Johnny Adair moved to Scotland after being released from prison as part of the Good Friday Agreement
Johnny Adair moved to Scotland after being released from prison as part of the Good Friday Agreement
Anton Duffy, 39, Martin Hughes, 36, and Paul Sands, 32, were convicted in July of conspiring to kill former Ulster Defence Association (UDA) chief Adair and his right-hand man, Sam McCrory.
Trevor McIlwrath

The police officer who jailed loyalist leader Johnny 'Mad Dog' Adair has hit out at the ex-UDA boss for publicly bragging about his "happy" new life.

Trevor McIlwrath, who was one of two RUC officers to provide the evidence that put Adair behind bars for directing terrorism, said many UDA victims would be "sickened" by the terrorist's boasts about his great new life in Scotland.

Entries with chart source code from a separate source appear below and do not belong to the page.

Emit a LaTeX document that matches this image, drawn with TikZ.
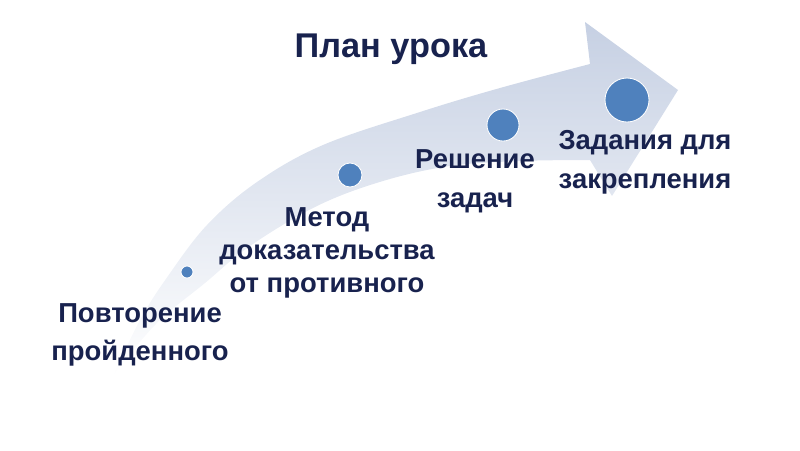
\documentclass[tikz,border=0pt]{standalone}
\usepackage{fontspec}
\setmainfont{Liberation Sans}
\usetikzlibrary{positioning,calc}
\definecolor{navy}{HTML}{18224E}
\definecolor{dotblue}{HTML}{4F81BD}
\definecolor{bandgray}{HTML}{C6D0E3}
\tikzset{dot/.style={draw=white,line width=0.6pt,circle,fill=dotblue,inner sep=0pt}}
\tikzset{lbl/.style={text=navy,font=\bfseries\fontsize{19.5}{27.5}\selectfont,align=center,inner sep=0pt}}
\tikzset{ttl/.style={text=navy,font=\bfseries\fontsize{24.4}{28}\selectfont,inner sep=0pt}}

\begin{document}
\begin{tikzpicture}[x=0.025cm,y=-0.025cm]
	\useasboundingbox (0,0) rectangle (800,450);
	% curved arrow band
	\shade[top color=bandgray,middle color=bandgray!88,bottom color=white]
		plot[smooth,tension=0.6] coordinates {(112,378) (140,320) (168,276) (207,225) (257,182) (323,145) (420,112) (500,88) (590,64)}
		-- (585,22) -- (678,90) -- (612,196) -- (590,160)
		-- plot[smooth,tension=0.6] coordinates {(590,160) (520,161) (450,166) (383,181) (317,206) (250,246) (205,283) (160,320) (125,360) (112,378)}
		-- cycle;

	\node[dot,minimum size=12pt*0.7113] (d1) at (187,272) {};
	\node[dot,minimum size=24pt*0.7113] (d2) at (350,175) {};
	\node[dot,minimum size=32pt*0.7113] (d3) at (503,125) {};
	\node[dot,minimum size=44pt*0.7113] (d4) at (627,100) {};

	\node[ttl] (title) at (391,49) {План урока};

	\node[lbl] (l1) at (140,335) {Повторение\\пройденного};
	\node[lbl,font=\bfseries\fontsize{19.5}{23.5}\selectfont] (l2) at (327,253) {Метод\\доказательства\\от противного};
	\node[lbl] (l3) at (475,181) {Решение\\задач};
	\node[lbl] (l4) at (645,162) {Задания для\\закрепления};
\end{tikzpicture}
\end{document}
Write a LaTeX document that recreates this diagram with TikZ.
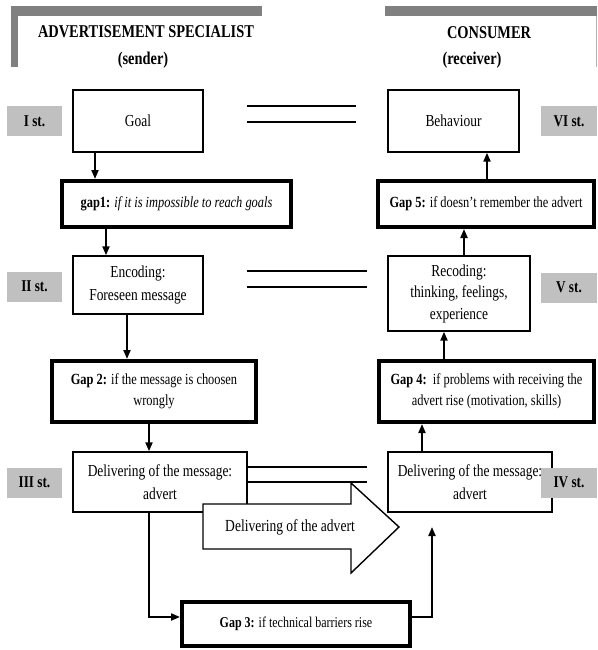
\documentclass[tikz,border=0pt]{standalone}
\usepackage{fontspec}
\setmainfont{Liberation Serif}[FakeStretch=0.8]
\usetikzlibrary{arrows.meta,calc}
\definecolor{bargray}{HTML}{808080}
\definecolor{stgray}{HTML}{C0C0C0}
\begin{document}
\begin{tikzpicture}[x=1pt,y=-1pt,
  plainbox/.style={draw,line width=1.4pt,fill=white,align=center,inner sep=0pt,font=\fontsize{16.8}{22.5}\selectfont},
  gapbox/.style={draw,line width=4pt,fill=white,align=center,inner sep=0pt,font=\fontsize{15.5}{21}\selectfont},
  stage/.style={fill=stgray,minimum width=55pt,minimum height=30pt,inner sep=0pt,font=\bfseries\fontsize{16.5}{18}\selectfont},
  head/.style={inner sep=0pt,font=\bfseries\fontsize{18}{20}\selectfont},
  arr/.style={line width=2pt,-{Triangle[length=9pt,width=7pt]}},
  eq/.style={line width=2pt}]
\useasboundingbox (0,0) rectangle (597,650);
% headers
\fill[bargray] (11,6) rectangle (262,16);
\fill[bargray] (11,6) rectangle (18,67);
\fill[bargray] (385,6) rectangle (597,16);
\draw[bargray!60,line width=1pt] (596,16) -- (596,67);
\node[head] (hs) at (146,32) {ADVERTISEMENT SPECIALIST};
\node[head] (hs2) at (143,60) {(sender)};
\node[head] (hc) at (489,33) {CONSUMER};
\node[head] (hc2) at (472,60) {(receiver)};
% boxes
\node[plainbox,minimum width=130pt,minimum height=62pt] (goal) at (138,121) {Goal};
\node[plainbox,minimum width=131pt,minimum height=62pt] (behav) at (453.5,121) {Behaviour};
\node[gapbox,minimum width=229pt,minimum height=46pt] (gap1) at (176.5,204) {\textbf{gap1:} \textit{if it is impossible to reach goals}};
\node[gapbox,minimum width=216pt,minimum height=46pt] (gap5) at (486,204) {\textbf{Gap 5:} if doesn't remember the advert};
\node[plainbox,minimum width=130pt,minimum height=58pt] (enc) at (138,285) {Encoding:\\Foreseen message};
\node[plainbox,minimum width=142pt,minimum height=75pt,font=\fontsize{16.8}{21.5}\selectfont] (recod) at (459,293.5) {Recoding:\\thinking, feelings,\\experience};
\node[gapbox,minimum width=204pt,minimum height=61pt] (gap2) at (154,391.5) {\textbf{Gap 2:} if the message is choosen\\wrongly};
\node[gapbox,minimum width=215pt,minimum height=61pt] (gap4) at (486.5,391.5) {\textbf{Gap 4:}\ \ if problems with receiving the\\advert rise (motivation, skills)};
\node[plainbox,minimum width=174pt,minimum height=60pt] (delL) at (160,482) {Delivering of the message:\\advert};
% equal lines
\draw[eq] (247,106) -- (356,106);
\draw[eq] (247,122) -- (356,122);
\draw[eq] (247,271) -- (367,271);
\draw[eq] (247,287) -- (367,287);
\draw[eq] (delL.east |- 0,467) -- (367,467);
\draw[eq] (delL.east |- 0,482) -- (367,482);
% big arrow
\draw[line width=1.4pt,fill=white] (203,504) -- (351,504) -- (351,483) -- (399,527) -- (351,573) -- (351,549) -- (203,549) -- cycle;
\node[inner sep=0pt,font=\fontsize{16.9}{20}\selectfont] (bigtxt) at (290,527) {Delivering of the advert};
\node[plainbox,minimum width=164pt,minimum height=60pt] (delR) at (470,482) {Delivering of the message:\\advert};
\node[gapbox,minimum width=228pt,minimum height=44pt,font=\fontsize{15}{18}\selectfont] (gap3) at (296,624) {\textbf{Gap 3:} if technical barriers rise};
% stage labels
\node[stage] (s1) at (34.5,121) {I st.};
\node[stage] (s2) at (34.5,286.5) {II st.};
\node[stage] (s3) at (34.5,482.5) {III st.};
\node[stage,minimum width=56pt] (s6) at (569,121) {VI st.};
\node[stage,minimum width=56pt] (s5) at (569,287.5) {V st.};
\node[stage,minimum width=56pt] (s4) at (569,482.5) {IV st.};
% connectors
\draw[arr] (goal.south -| 95,0) -- (gap1.north -| 95,0);
\draw[arr] (gap1.south -| 106,0) -- (enc.north -| 106,0);
\draw[arr] (enc.south -| 127,0) -- (gap2.north -| 127,0);
\draw[arr] (gap2.south -| 149,0) -- (delL.north -| 149,0);
\draw[arr] (delR.north -| 422,0) -- (gap4.south -| 422,0);
\draw[arr] (gap4.north -| 444,0) -- (recod.south -| 444,0);
\draw[arr] (recod.north -| 464,0) -- (gap5.south -| 464,0);
\draw[arr] (gap5.north -| 487,0) -- (behav.south -| 487,0);
\coordinate (g3up) at (432,527);
\draw[arr] (delL.south -| 149,0) |- (gap3.west |- 0,617);
\draw[arr] (gap3.east |- 0,617) -| (g3up);
\end{tikzpicture}
\end{document}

Adair, whose C Company thugs were linked to the sectarian murders of dozens of Catholics in Northern Ireland, yesterday told Radio Ulster's Nolan Show that he has never had a sleepless night about the devastation he and his terror group caused.

The former Shankill godfather also claimed:

• The UDA and other loyalist groups are still involved in drugs and extortion;

• That he never made any money from drug dealing or criminality;

• He is glad Martin McGuinness is in government;

• The UUP should never have walked away from the Executive.

"I don't regret what I did. I believed in what I was doing. I have no regrets whatsoever about it... I have never had a sleepless night," Adair told Stephen Nolan.

Adair was once the leader of the Lower Shankill 2nd Battalion, C Company which was linked to the killing of Catholic civilians in the early 1990s. The 50-year-old has been living in Scotland for more than a decade after he was exiled from Northern Ireland by his former UDA comrades following a feud between members of the UVF and other factions of the UDA. He lives there with girlfriend Lynne Benson - the mother of his youngest child.

Adair told the Nolan Show yesterday that the UDA was dealing drugs, procuring weapons and involved in extortion. He revealed that some businesses were paying up to £500 a week in protection money to the UDA.

"They (the UDA) are crucifying people, members of their own community... they haven't stopped extorting. Building sites in the immediate area, every single one pays protection money. In areas places like Chinese takeaways pay a hefty sum every week - between £300 and £500 per week.

"I know it for a fact. I'm still in touch with rank and file and leaders over there. That money goes into their pockets. There's no war machine. That's why they live in these luxury houses and have luxury cars and don't have a worry. They're still a pack of thugs," he said. He also said that he has never been happier.

"I'm happy where I am now. Scotland is a beautiful country. I'm happier than I have ever been. When the weight of the world is taken off your shoulders, you're leading a normal life with your girlfriend and son, going to swimmers, concerts ... it's a great life ... a happy life."

Speaking to the Belfast Telegraph Mr McIlwrath, who followed Adair's every move for two years in a bid to secure a conviction against him, said many of his victims "will be sickened hearing him talk about his great life".

"There's many people in Northern Ireland who don't have a happy life because of people like him. I know what he was responsible for, I know what he did. He was into sectarian slaughter. He believed that the more innocent the Catholic, the better the target. Listening to him on the radio you'd think he was in the running for the Nobel Peace Prize," said Mr McIlwrath. He added: "I had a breakdown because of my time having to listen to Adair and others like him talking about what they had done. Listening to them and what they were involved in really messed with my head."